When I arrived after a 30 hour flight from Malaysia, I did not know what to expect. Maybe I was expecting devastation in certain areas but I was really surprised that the place had rebuilt so quickly. Apparently, talking to the folks of Nawlins, they would not want to live anywhere else in the world or even the USA. Nawlins is home. Even if that means having houses wrecked etc, they take their chances. But when you see the beauty of the city, you understand why they don’t want to leave.
When the Hurricane Katrina hit in 2005, it caused more than 50 breaches in drainage canal levees and also in navigational canal levees and precipitated the worst engineering disaster in the history of the United States. 80% of New Orleans was flooded, with some parts under 15 feet of water.

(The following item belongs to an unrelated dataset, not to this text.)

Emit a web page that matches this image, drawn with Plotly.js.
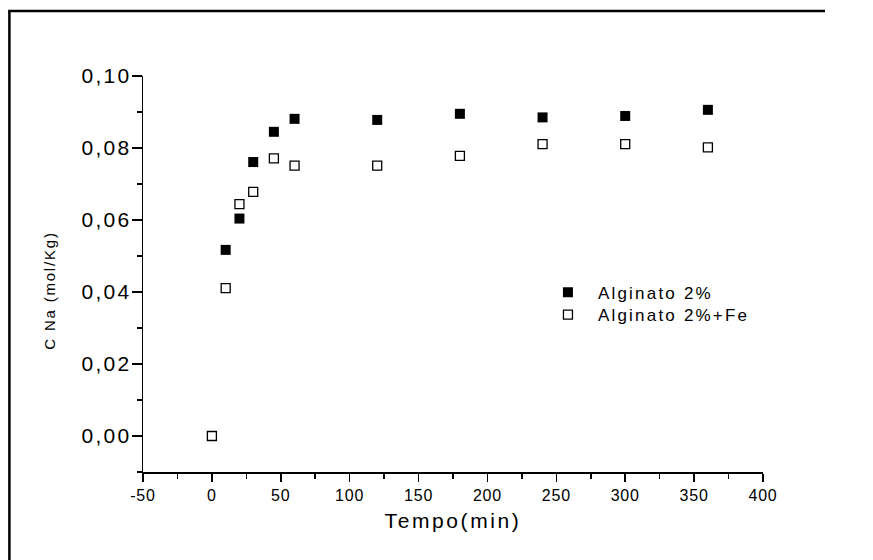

Every year, during the hurricane and flood season (which incidentally is in a couple of month’s time) many families pack their things, pull down the shutters, board up the windows of their homes and head on out to Houston, Texas – the next city that is approximately 328 miles (528 km) away. A journey of only 5 hours can take up to 24 hours as traffic crawls out of New Orleans due to the incredible traffic jams, as seen during the last big evacuation. The last time this happened, my friend Pauline had two small boys with her and a dog. They had to keep a “potty” in the boot for emergencies. You can imagine just how harrowing the experience is. During this massive exodus the two-way highways are converted into a one-way road. There ain’t nothing going into New Orleans I tell you, just leaving. Leaving for the Hurricane Season.